Supplied data:
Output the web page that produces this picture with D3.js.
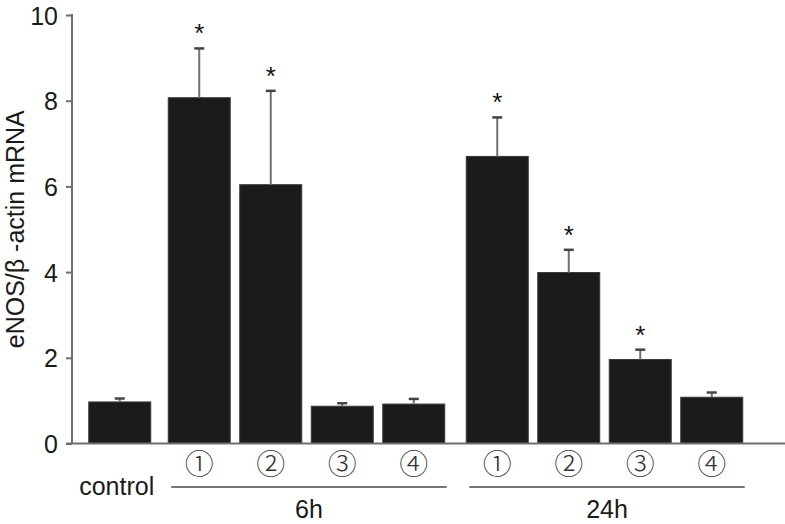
<!DOCTYPE html>
<html>
<head>
<meta charset="utf-8">
<script src="https://cdn.jsdelivr.net/npm/d3@7"></script>
<style>
  body { margin: 0; background: #ffffff; }
  svg { display: block; }
</style>
</head>
<body>
<svg id="Chart"></svg>
<script>
// data
let keys = ["control", "6h-1", "6h-2", "6h-3", "6h-4", "24h-1", "24h-2", "24h-3", "24h-4"]
let groups = ["control", "6h", "6h", "6h", "6h", "24h", "24h", "24h", "24h"]
let subLabels = ["", "①", "②", "③", "④", "①", "②", "③", "④"]
let means = [0.97, 8.07, 6.04, 0.87, 0.92, 6.70, 3.99, 1.96, 1.08]
let errors = [0.08, 1.15, 2.19, 0.07, 0.12, 0.91, 0.53, 0.23, 0.11]
let significant = [false, true, true, false, false, true, true, true, false]
let yTicks = [0, 2, 4, 6, 8, 10]
let groupNames = ["6h", "24h"]

let config = {}

function initConfig() {
    let width = 785
    let height = 524
    let container = d3.select("#Chart")
        .attr("width", width)
        .attr("height", height)
    let axisColor = "#6e6e6e"
    let barColor = "#1b1b1b"
    let textColor = "#1a1a1a"
    let fontFamily = "'Liberation Sans', Arial, sans-serif"
    let fontSize = "25px"
    // extra space added before each group
    let groupOffset = {"control": 0, "6h": 8, "24h": 20}
    config = {width, height, container, axisColor, barColor, textColor, fontFamily, fontSize, groupOffset}
}

function drawChart() {
    let {container, width, axisColor, barColor, textColor, fontFamily, fontSize, groupOffset} = config

    let y = d3.scaleLinear().domain([0, 10]).range([443.5, 15])
    let x = d3.scaleBand().domain(keys)
        .range([84, 84 + 9 * 71.5])
        .paddingInner(0.133)
        .paddingOuter(0.0665)
    let xPos = (k, i) => x(k) + groupOffset[groups[i]]
    let bw = x.bandwidth()

    // bars
    container.selectAll("rect.bar").data(keys)
        .enter().append("rect")
        .attr("class", "bar")
        .attr("x", (d, i) => xPos(d, i))
        .attr("width", bw)
        .attr("y", (d, i) => y(means[i]))
        .attr("height", (d, i) => y(0) - y(means[i]))
        .attr("fill", barColor)
        .attr("stroke", "#3a3a3a")
        .attr("stroke-width", 1)

    // error bars
    let eb = container.selectAll("g.err").data(keys)
        .enter().append("g").attr("class", "err")
    eb.append("line")
        .attr("x1", (d, i) => xPos(d, i) + bw / 2)
        .attr("x2", (d, i) => xPos(d, i) + bw / 2)
        .attr("y1", (d, i) => y(means[i]))
        .attr("y2", (d, i) => y(means[i] + errors[i]))
        .attr("stroke", "#707070")
        .attr("stroke-width", 2)
    eb.append("line")
        .attr("x1", (d, i) => xPos(d, i) + bw / 2 - 5)
        .attr("x2", (d, i) => xPos(d, i) + bw / 2 + 5)
        .attr("y1", (d, i) => y(means[i] + errors[i]))
        .attr("y2", (d, i) => y(means[i] + errors[i]))
        .attr("stroke", "#444")
        .attr("stroke-width", 2.5)

    // significance stars
    container.selectAll("text.star").data(keys.filter((d, i) => significant[i]))
        .enter().append("text")
        .attr("class", "star")
        .attr("x", d => { let i = keys.indexOf(d); return xPos(d, i) + bw / 2 })
        .attr("y", d => { let i = keys.indexOf(d); return y(means[i] + errors[i]) - 6 })
        .attr("text-anchor", "middle")
        .attr("font-family", fontFamily)
        .attr("font-size", "26px")
        .attr("fill", "#111")
        .text("*")

    // y axis
    let yAxis = d3.axisLeft(y).tickValues(yTicks).tickSize(6).tickPadding(8)
    let gy = container.append("g")
        .attr("transform", "translate(72,0)")
        .call(yAxis)
    gy.select(".domain").attr("stroke", axisColor).attr("stroke-width", 2)
        .attr("d", `M0,${y(0)}V${y(10) - 1}`)
    gy.selectAll(".tick line").attr("stroke", axisColor).attr("stroke-width", 2)
    gy.selectAll(".tick text")
        .attr("font-family", fontFamily)
        .attr("font-size", fontSize)
        .attr("fill", textColor)
        .attr("dy", "0.36em")

    // baseline
    container.append("line")
        .attr("x1", 66).attr("x2", width)
        .attr("y1", y(0)).attr("y2", y(0))
        .attr("stroke", axisColor)
        .attr("stroke-width", 2)

    // y title
    container.append("text")
        .attr("transform", `translate(24,${(y(0) + y(10)) / 2}) rotate(-90)`)
        .attr("text-anchor", "middle")
        .attr("font-family", fontFamily)
        .attr("font-size", fontSize)
        .attr("fill", textColor)
        .text("eNOS/β -actin mRNA")

    // circled sub labels
    container.selectAll("text.sub").data(keys.filter((d, i) => subLabels[i] !== ""))
        .enter().append("text")
        .attr("class", "sub")
        .attr("x", d => { let i = keys.indexOf(d); return xPos(d, i) + bw / 2 })
        .attr("y", 475)
        .attr("text-anchor", "middle")
        .attr("font-family", "'Noto Sans CJK JP', 'DejaVu Serif', serif")
        .attr("font-size", "29px")
        .attr("font-weight", "300")
        .attr("fill", "#333")
        .text(d => subLabels[keys.indexOf(d)])

    // control label
    container.append("text")
        .attr("x", xPos("control", 0) + bw / 2 - 3)
        .attr("y", 495)
        .attr("text-anchor", "middle")
        .attr("font-family", fontFamily)
        .attr("font-size", fontSize)
        .attr("fill", textColor)
        .text("control")

    // group lines and labels
    groupNames.forEach(g => {
        let idx = keys.map((k, i) => i).filter(i => groups[i] === g)
        let first = idx[0], last = idx[idx.length - 1]
        let x0 = xPos(keys[first], first) + bw / 2 - 28
        let x1 = xPos(keys[last], last) + bw / 2 + 33
        container.append("line")
            .attr("x1", x0).attr("x2", x1)
            .attr("y1", 487).attr("y2", 487)
            .attr("stroke", "#777")
            .attr("stroke-width", 2)
        container.append("text")
            .attr("x", (x0 + x1) / 2)
            .attr("y", 518)
            .attr("text-anchor", "middle")
            .attr("font-family", fontFamily)
            .attr("font-size", fontSize)
            .attr("fill", textColor)
            .text(g)
    })
}

initConfig()
drawChart()
</script>
</body>
</html>
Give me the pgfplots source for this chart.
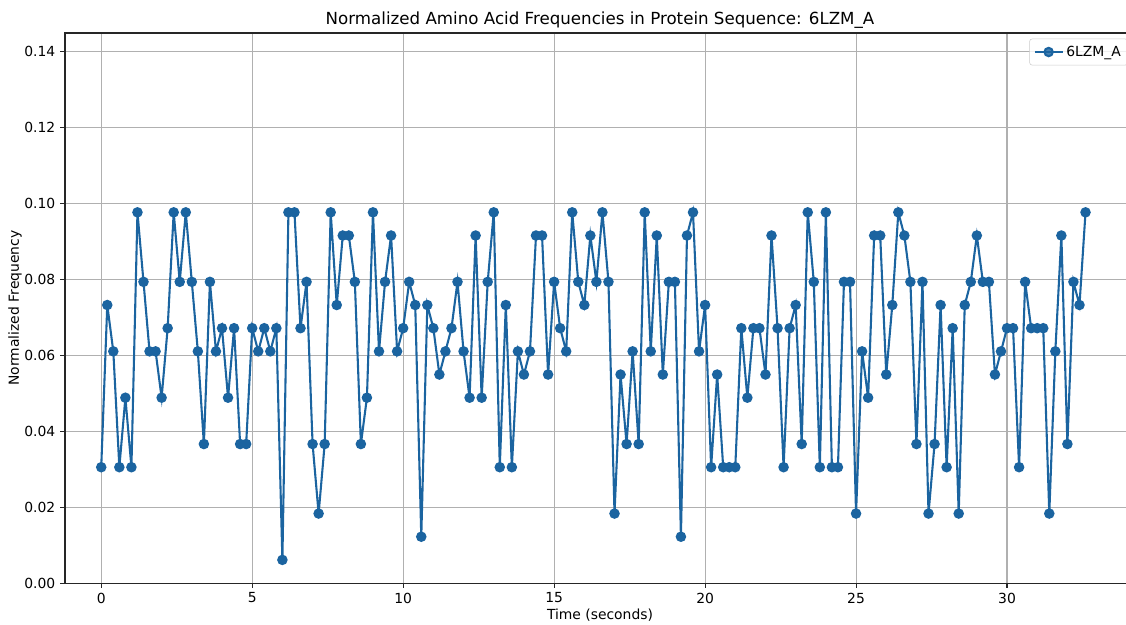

Instructions for the task: Print the listing above in full, exactly as written. Omit any pictures.

Problem solution:
Output the web page that produces this picture with D3.js.
<!DOCTYPE html>
<html>
<head>
<meta charset="utf-8">
<script src="https://cdn.jsdelivr.net/npm/d3@7"></script>
<style>
  body { margin: 0; background: #ffffff; }
  svg { display: block; }
</style>
</head>
<body>
<svg id="Chart"></svg>
<script>
// data
let keys = ["control", "6h-1", "6h-2", "6h-3", "6h-4", "24h-1", "24h-2", "24h-3", "24h-4"]
let groups = ["control", "6h", "6h", "6h", "6h", "24h", "24h", "24h", "24h"]
let subLabels = ["", "①", "②", "③", "④", "①", "②", "③", "④"]
let means = [0.97, 8.07, 6.04, 0.87, 0.92, 6.70, 3.99, 1.96, 1.08]
let errors = [0.08, 1.15, 2.19, 0.07, 0.12, 0.91, 0.53, 0.23, 0.11]
let significant = [false, true, true, false, false, true, true, true, false]
let yTicks = [0, 2, 4, 6, 8, 10]
let groupNames = ["6h", "24h"]

let config = {}

function initConfig() {
    let width = 785
    let height = 524
    let container = d3.select("#Chart")
        .attr("width", width)
        .attr("height", height)
    let axisColor = "#6e6e6e"
    let barColor = "#1b1b1b"
    let textColor = "#1a1a1a"
    let fontFamily = "'Liberation Sans', Arial, sans-serif"
    let fontSize = "25px"
    // extra space added before each group
    let groupOffset = {"control": 0, "6h": 8, "24h": 20}
    config = {width, height, container, axisColor, barColor, textColor, fontFamily, fontSize, groupOffset}
}

function drawChart() {
    let {container, width, axisColor, barColor, textColor, fontFamily, fontSize, groupOffset} = config

    let y = d3.scaleLinear().domain([0, 10]).range([443.5, 15])
    let x = d3.scaleBand().domain(keys)
        .range([84, 84 + 9 * 71.5])
        .paddingInner(0.133)
        .paddingOuter(0.0665)
    let xPos = (k, i) => x(k) + groupOffset[groups[i]]
    let bw = x.bandwidth()

    // bars
    container.selectAll("rect.bar").data(keys)
        .enter().append("rect")
        .attr("class", "bar")
        .attr("x", (d, i) => xPos(d, i))
        .attr("width", bw)
        .attr("y", (d, i) => y(means[i]))
        .attr("height", (d, i) => y(0) - y(means[i]))
        .attr("fill", barColor)
        .attr("stroke", "#3a3a3a")
        .attr("stroke-width", 1)

    // error bars
    let eb = container.selectAll("g.err").data(keys)
        .enter().append("g").attr("class", "err")
    eb.append("line")
        .attr("x1", (d, i) => xPos(d, i) + bw / 2)
        .attr("x2", (d, i) => xPos(d, i) + bw / 2)
        .attr("y1", (d, i) => y(means[i]))
        .attr("y2", (d, i) => y(means[i] + errors[i]))
        .attr("stroke", "#707070")
        .attr("stroke-width", 2)
    eb.append("line")
        .attr("x1", (d, i) => xPos(d, i) + bw / 2 - 5)
        .attr("x2", (d, i) => xPos(d, i) + bw / 2 + 5)
        .attr("y1", (d, i) => y(means[i] + errors[i]))
        .attr("y2", (d, i) => y(means[i] + errors[i]))
        .attr("stroke", "#444")
        .attr("stroke-width", 2.5)

    // significance stars
    container.selectAll("text.star").data(keys.filter((d, i) => significant[i]))
        .enter().append("text")
        .attr("class", "star")
        .attr("x", d => { let i = keys.indexOf(d); return xPos(d, i) + bw / 2 })
        .attr("y", d => { let i = keys.indexOf(d); return y(means[i] + errors[i]) - 6 })
        .attr("text-anchor", "middle")
        .attr("font-family", fontFamily)
        .attr("font-size", "26px")
        .attr("fill", "#111")
        .text("*")

    // y axis
    let yAxis = d3.axisLeft(y).tickValues(yTicks).tickSize(6).tickPadding(8)
    let gy = container.append("g")
        .attr("transform", "translate(72,0)")
        .call(yAxis)
    gy.select(".domain").attr("stroke", axisColor).attr("stroke-width", 2)
        .attr("d", `M0,${y(0)}V${y(10) - 1}`)
    gy.selectAll(".tick line").attr("stroke", axisColor).attr("stroke-width", 2)
    gy.selectAll(".tick text")
        .attr("font-family", fontFamily)
        .attr("font-size", fontSize)
        .attr("fill", textColor)
        .attr("dy", "0.36em")

    // baseline
    container.append("line")
        .attr("x1", 66).attr("x2", width)
        .attr("y1", y(0)).attr("y2", y(0))
        .attr("stroke", axisColor)
        .attr("stroke-width", 2)

    // y title
    container.append("text")
        .attr("transform", `translate(24,${(y(0) + y(10)) / 2}) rotate(-90)`)
        .attr("text-anchor", "middle")
        .attr("font-family", fontFamily)
        .attr("font-size", fontSize)
        .attr("fill", textColor)
        .text("eNOS/β -actin mRNA")

    // circled sub labels
    container.selectAll("text.sub").data(keys.filter((d, i) => subLabels[i] !== ""))
        .enter().append("text")
        .attr("class", "sub")
        .attr("x", d => { let i = keys.indexOf(d); return xPos(d, i) + bw / 2 })
        .attr("y", 475)
        .attr("text-anchor", "middle")
        .attr("font-family", "'Noto Sans CJK JP', 'DejaVu Serif', serif")
        .attr("font-size", "29px")
        .attr("font-weight", "300")
        .attr("fill", "#333")
        .text(d => subLabels[keys.indexOf(d)])

    // control label
    container.append("text")
        .attr("x", xPos("control", 0) + bw / 2 - 3)
        .attr("y", 495)
        .attr("text-anchor", "middle")
        .attr("font-family", fontFamily)
        .attr("font-size", fontSize)
        .attr("fill", textColor)
        .text("control")

    // group lines and labels
    groupNames.forEach(g => {
        let idx = keys.map((k, i) => i).filter(i => groups[i] === g)
        let first = idx[0], last = idx[idx.length - 1]
        let x0 = xPos(keys[first], first) + bw / 2 - 28
        let x1 = xPos(keys[last], last) + bw / 2 + 33
        container.append("line")
            .attr("x1", x0).attr("x2", x1)
            .attr("y1", 487).attr("y2", 487)
            .attr("stroke", "#777")
            .attr("stroke-width", 2)
        container.append("text")
            .attr("x", (x0 + x1) / 2)
            .attr("y", 518)
            .attr("text-anchor", "middle")
            .attr("font-family", fontFamily)
            .attr("font-size", fontSize)
            .attr("fill", textColor)
            .text(g)
    })
}

initConfig()
drawChart()
</script>
</body>
</html>
Give me the pgfplots source for this chart.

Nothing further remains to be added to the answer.